─── Source excerpt ───
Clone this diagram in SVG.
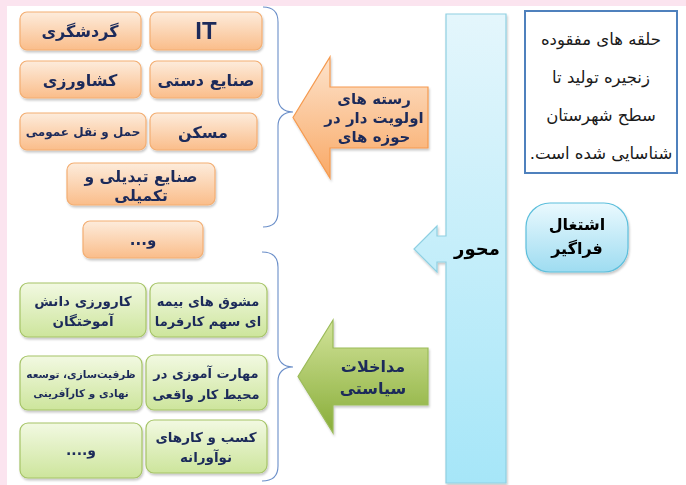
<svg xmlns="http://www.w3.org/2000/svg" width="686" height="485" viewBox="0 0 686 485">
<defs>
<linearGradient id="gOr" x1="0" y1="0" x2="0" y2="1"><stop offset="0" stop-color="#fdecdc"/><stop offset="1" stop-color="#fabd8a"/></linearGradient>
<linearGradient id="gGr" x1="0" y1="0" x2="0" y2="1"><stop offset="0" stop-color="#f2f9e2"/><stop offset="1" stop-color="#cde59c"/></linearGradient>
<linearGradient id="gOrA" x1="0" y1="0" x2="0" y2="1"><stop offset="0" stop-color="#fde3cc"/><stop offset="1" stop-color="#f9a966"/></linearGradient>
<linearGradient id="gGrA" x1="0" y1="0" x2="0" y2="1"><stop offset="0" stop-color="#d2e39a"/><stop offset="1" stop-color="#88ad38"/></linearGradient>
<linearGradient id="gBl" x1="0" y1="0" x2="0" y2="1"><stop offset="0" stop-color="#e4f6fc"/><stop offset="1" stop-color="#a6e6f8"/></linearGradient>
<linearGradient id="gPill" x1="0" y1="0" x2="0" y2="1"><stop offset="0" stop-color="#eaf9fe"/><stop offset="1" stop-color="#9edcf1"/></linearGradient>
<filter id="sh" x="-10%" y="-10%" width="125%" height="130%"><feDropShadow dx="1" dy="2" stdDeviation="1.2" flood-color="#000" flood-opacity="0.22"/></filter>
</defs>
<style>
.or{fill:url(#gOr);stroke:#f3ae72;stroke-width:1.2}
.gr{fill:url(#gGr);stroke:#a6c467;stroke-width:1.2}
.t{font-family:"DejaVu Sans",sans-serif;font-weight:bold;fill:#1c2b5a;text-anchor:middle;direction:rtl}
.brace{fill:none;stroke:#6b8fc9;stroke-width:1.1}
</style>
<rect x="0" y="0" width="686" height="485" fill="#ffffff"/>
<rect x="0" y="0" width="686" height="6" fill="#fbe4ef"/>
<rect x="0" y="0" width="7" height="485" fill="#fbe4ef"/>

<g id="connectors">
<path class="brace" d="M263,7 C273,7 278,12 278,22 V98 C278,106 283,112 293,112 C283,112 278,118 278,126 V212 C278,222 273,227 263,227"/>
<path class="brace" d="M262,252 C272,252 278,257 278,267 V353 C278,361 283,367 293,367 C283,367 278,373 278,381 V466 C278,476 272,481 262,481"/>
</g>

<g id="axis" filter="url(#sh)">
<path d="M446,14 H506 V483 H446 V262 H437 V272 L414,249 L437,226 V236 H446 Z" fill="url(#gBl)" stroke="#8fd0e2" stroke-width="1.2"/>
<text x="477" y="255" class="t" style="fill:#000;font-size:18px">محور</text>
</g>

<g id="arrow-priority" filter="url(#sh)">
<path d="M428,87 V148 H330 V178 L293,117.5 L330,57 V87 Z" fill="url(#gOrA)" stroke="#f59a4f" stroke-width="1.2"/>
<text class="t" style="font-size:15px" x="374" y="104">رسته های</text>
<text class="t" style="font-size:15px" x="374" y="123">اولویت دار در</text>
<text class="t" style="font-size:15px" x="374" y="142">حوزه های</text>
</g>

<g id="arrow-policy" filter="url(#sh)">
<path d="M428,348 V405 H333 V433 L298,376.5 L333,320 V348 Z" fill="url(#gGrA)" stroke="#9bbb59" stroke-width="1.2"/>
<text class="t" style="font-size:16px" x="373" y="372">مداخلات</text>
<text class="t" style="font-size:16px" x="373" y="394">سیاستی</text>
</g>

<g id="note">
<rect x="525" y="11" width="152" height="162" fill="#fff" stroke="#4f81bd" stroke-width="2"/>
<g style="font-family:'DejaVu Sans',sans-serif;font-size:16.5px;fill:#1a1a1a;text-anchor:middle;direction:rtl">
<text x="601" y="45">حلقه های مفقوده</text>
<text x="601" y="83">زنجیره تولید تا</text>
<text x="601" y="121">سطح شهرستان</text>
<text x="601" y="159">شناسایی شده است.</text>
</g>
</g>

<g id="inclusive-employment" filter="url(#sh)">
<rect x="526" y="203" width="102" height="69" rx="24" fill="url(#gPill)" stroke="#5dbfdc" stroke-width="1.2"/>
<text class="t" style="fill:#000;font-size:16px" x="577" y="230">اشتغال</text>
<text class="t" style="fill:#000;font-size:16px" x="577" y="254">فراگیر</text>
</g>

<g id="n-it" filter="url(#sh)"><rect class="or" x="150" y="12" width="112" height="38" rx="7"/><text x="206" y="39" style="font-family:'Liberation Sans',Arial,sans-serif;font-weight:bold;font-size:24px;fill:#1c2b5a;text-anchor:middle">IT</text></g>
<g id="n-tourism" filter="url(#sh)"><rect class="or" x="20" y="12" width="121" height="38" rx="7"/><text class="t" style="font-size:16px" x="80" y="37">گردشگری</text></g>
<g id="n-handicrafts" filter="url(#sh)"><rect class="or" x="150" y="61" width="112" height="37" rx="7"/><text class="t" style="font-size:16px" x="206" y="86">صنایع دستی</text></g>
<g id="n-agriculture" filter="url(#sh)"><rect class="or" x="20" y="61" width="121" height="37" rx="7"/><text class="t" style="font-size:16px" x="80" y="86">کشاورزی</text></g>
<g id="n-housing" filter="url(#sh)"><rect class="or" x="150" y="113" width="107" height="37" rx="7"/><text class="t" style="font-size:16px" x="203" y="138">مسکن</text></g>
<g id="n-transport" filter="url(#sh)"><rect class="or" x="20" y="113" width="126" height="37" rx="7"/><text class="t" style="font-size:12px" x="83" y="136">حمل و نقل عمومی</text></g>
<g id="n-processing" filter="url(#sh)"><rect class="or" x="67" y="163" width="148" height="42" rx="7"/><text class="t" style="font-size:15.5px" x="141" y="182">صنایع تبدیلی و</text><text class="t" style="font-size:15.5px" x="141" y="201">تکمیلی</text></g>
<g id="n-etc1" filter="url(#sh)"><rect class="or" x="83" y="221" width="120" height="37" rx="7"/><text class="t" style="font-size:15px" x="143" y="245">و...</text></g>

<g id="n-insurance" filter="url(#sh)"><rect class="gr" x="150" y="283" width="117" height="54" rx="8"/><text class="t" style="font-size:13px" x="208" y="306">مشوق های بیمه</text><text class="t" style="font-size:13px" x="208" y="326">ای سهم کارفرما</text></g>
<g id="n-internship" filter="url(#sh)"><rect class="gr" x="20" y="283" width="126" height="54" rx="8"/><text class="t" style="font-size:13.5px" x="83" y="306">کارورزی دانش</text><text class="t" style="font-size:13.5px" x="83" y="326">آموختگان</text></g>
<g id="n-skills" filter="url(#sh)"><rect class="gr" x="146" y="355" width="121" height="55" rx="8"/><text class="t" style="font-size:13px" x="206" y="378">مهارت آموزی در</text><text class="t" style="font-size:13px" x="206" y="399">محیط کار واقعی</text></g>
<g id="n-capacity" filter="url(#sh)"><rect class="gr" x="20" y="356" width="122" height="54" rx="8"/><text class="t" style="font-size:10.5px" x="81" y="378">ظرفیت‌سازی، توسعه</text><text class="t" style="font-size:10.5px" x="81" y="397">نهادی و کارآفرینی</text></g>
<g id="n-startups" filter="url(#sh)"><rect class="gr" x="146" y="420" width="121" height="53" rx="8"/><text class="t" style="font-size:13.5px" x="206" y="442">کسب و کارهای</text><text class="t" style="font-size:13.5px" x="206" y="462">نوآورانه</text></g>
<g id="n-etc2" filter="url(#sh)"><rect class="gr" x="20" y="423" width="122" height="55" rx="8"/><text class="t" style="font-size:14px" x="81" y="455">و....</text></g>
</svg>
───
■ **Written problem**:
Quote the material word for word, dropping any images it holds.

■ **Solution for this task**:
Clone this diagram in SVG.
<svg xmlns="http://www.w3.org/2000/svg" width="686" height="485" viewBox="0 0 686 485">
<defs>
<linearGradient id="gOr" x1="0" y1="0" x2="0" y2="1"><stop offset="0" stop-color="#fdecdc"/><stop offset="1" stop-color="#fabd8a"/></linearGradient>
<linearGradient id="gGr" x1="0" y1="0" x2="0" y2="1"><stop offset="0" stop-color="#f2f9e2"/><stop offset="1" stop-color="#cde59c"/></linearGradient>
<linearGradient id="gOrA" x1="0" y1="0" x2="0" y2="1"><stop offset="0" stop-color="#fde3cc"/><stop offset="1" stop-color="#f9a966"/></linearGradient>
<linearGradient id="gGrA" x1="0" y1="0" x2="0" y2="1"><stop offset="0" stop-color="#d2e39a"/><stop offset="1" stop-color="#88ad38"/></linearGradient>
<linearGradient id="gBl" x1="0" y1="0" x2="0" y2="1"><stop offset="0" stop-color="#e4f6fc"/><stop offset="1" stop-color="#a6e6f8"/></linearGradient>
<linearGradient id="gPill" x1="0" y1="0" x2="0" y2="1"><stop offset="0" stop-color="#eaf9fe"/><stop offset="1" stop-color="#9edcf1"/></linearGradient>
<filter id="sh" x="-10%" y="-10%" width="125%" height="130%"><feDropShadow dx="1" dy="2" stdDeviation="1.2" flood-color="#000" flood-opacity="0.22"/></filter>
</defs>
<style>
.or{fill:url(#gOr);stroke:#f3ae72;stroke-width:1.2}
.gr{fill:url(#gGr);stroke:#a6c467;stroke-width:1.2}
.t{font-family:"DejaVu Sans",sans-serif;font-weight:bold;fill:#1c2b5a;text-anchor:middle;direction:rtl}
.brace{fill:none;stroke:#6b8fc9;stroke-width:1.1}
</style>
<rect x="0" y="0" width="686" height="485" fill="#ffffff"/>
<rect x="0" y="0" width="686" height="6" fill="#fbe4ef"/>
<rect x="0" y="0" width="7" height="485" fill="#fbe4ef"/>

<g id="connectors">
<path class="brace" d="M263,7 C273,7 278,12 278,22 V98 C278,106 283,112 293,112 C283,112 278,118 278,126 V212 C278,222 273,227 263,227"/>
<path class="brace" d="M262,252 C272,252 278,257 278,267 V353 C278,361 283,367 293,367 C283,367 278,373 278,381 V466 C278,476 272,481 262,481"/>
</g>

<g id="axis" filter="url(#sh)">
<path d="M446,14 H506 V483 H446 V262 H437 V272 L414,249 L437,226 V236 H446 Z" fill="url(#gBl)" stroke="#8fd0e2" stroke-width="1.2"/>
<text x="477" y="255" class="t" style="fill:#000;font-size:18px">محور</text>
</g>

<g id="arrow-priority" filter="url(#sh)">
<path d="M428,87 V148 H330 V178 L293,117.5 L330,57 V87 Z" fill="url(#gOrA)" stroke="#f59a4f" stroke-width="1.2"/>
<text class="t" style="font-size:15px" x="374" y="104">رسته های</text>
<text class="t" style="font-size:15px" x="374" y="123">اولویت دار در</text>
<text class="t" style="font-size:15px" x="374" y="142">حوزه های</text>
</g>

<g id="arrow-policy" filter="url(#sh)">
<path d="M428,348 V405 H333 V433 L298,376.5 L333,320 V348 Z" fill="url(#gGrA)" stroke="#9bbb59" stroke-width="1.2"/>
<text class="t" style="font-size:16px" x="373" y="372">مداخلات</text>
<text class="t" style="font-size:16px" x="373" y="394">سیاستی</text>
</g>

<g id="note">
<rect x="525" y="11" width="152" height="162" fill="#fff" stroke="#4f81bd" stroke-width="2"/>
<g style="font-family:'DejaVu Sans',sans-serif;font-size:16.5px;fill:#1a1a1a;text-anchor:middle;direction:rtl">
<text x="601" y="45">حلقه های مفقوده</text>
<text x="601" y="83">زنجیره تولید تا</text>
<text x="601" y="121">سطح شهرستان</text>
<text x="601" y="159">شناسایی شده است.</text>
</g>
</g>

<g id="inclusive-employment" filter="url(#sh)">
<rect x="526" y="203" width="102" height="69" rx="24" fill="url(#gPill)" stroke="#5dbfdc" stroke-width="1.2"/>
<text class="t" style="fill:#000;font-size:16px" x="577" y="230">اشتغال</text>
<text class="t" style="fill:#000;font-size:16px" x="577" y="254">فراگیر</text>
</g>

<g id="n-it" filter="url(#sh)"><rect class="or" x="150" y="12" width="112" height="38" rx="7"/><text x="206" y="39" style="font-family:'Liberation Sans',Arial,sans-serif;font-weight:bold;font-size:24px;fill:#1c2b5a;text-anchor:middle">IT</text></g>
<g id="n-tourism" filter="url(#sh)"><rect class="or" x="20" y="12" width="121" height="38" rx="7"/><text class="t" style="font-size:16px" x="80" y="37">گردشگری</text></g>
<g id="n-handicrafts" filter="url(#sh)"><rect class="or" x="150" y="61" width="112" height="37" rx="7"/><text class="t" style="font-size:16px" x="206" y="86">صنایع دستی</text></g>
<g id="n-agriculture" filter="url(#sh)"><rect class="or" x="20" y="61" width="121" height="37" rx="7"/><text class="t" style="font-size:16px" x="80" y="86">کشاورزی</text></g>
<g id="n-housing" filter="url(#sh)"><rect class="or" x="150" y="113" width="107" height="37" rx="7"/><text class="t" style="font-size:16px" x="203" y="138">مسکن</text></g>
<g id="n-transport" filter="url(#sh)"><rect class="or" x="20" y="113" width="126" height="37" rx="7"/><text class="t" style="font-size:12px" x="83" y="136">حمل و نقل عمومی</text></g>
<g id="n-processing" filter="url(#sh)"><rect class="or" x="67" y="163" width="148" height="42" rx="7"/><text class="t" style="font-size:15.5px" x="141" y="182">صنایع تبدیلی و</text><text class="t" style="font-size:15.5px" x="141" y="201">تکمیلی</text></g>
<g id="n-etc1" filter="url(#sh)"><rect class="or" x="83" y="221" width="120" height="37" rx="7"/><text class="t" style="font-size:15px" x="143" y="245">و...</text></g>

<g id="n-insurance" filter="url(#sh)"><rect class="gr" x="150" y="283" width="117" height="54" rx="8"/><text class="t" style="font-size:13px" x="208" y="306">مشوق های بیمه</text><text class="t" style="font-size:13px" x="208" y="326">ای سهم کارفرما</text></g>
<g id="n-internship" filter="url(#sh)"><rect class="gr" x="20" y="283" width="126" height="54" rx="8"/><text class="t" style="font-size:13.5px" x="83" y="306">کارورزی دانش</text><text class="t" style="font-size:13.5px" x="83" y="326">آموختگان</text></g>
<g id="n-skills" filter="url(#sh)"><rect class="gr" x="146" y="355" width="121" height="55" rx="8"/><text class="t" style="font-size:13px" x="206" y="378">مهارت آموزی در</text><text class="t" style="font-size:13px" x="206" y="399">محیط کار واقعی</text></g>
<g id="n-capacity" filter="url(#sh)"><rect class="gr" x="20" y="356" width="122" height="54" rx="8"/><text class="t" style="font-size:10.5px" x="81" y="378">ظرفیت‌سازی، توسعه</text><text class="t" style="font-size:10.5px" x="81" y="397">نهادی و کارآفرینی</text></g>
<g id="n-startups" filter="url(#sh)"><rect class="gr" x="146" y="420" width="121" height="53" rx="8"/><text class="t" style="font-size:13.5px" x="206" y="442">کسب و کارهای</text><text class="t" style="font-size:13.5px" x="206" y="462">نوآورانه</text></g>
<g id="n-etc2" filter="url(#sh)"><rect class="gr" x="20" y="423" width="122" height="55" rx="8"/><text class="t" style="font-size:14px" x="81" y="455">و....</text></g>
</svg>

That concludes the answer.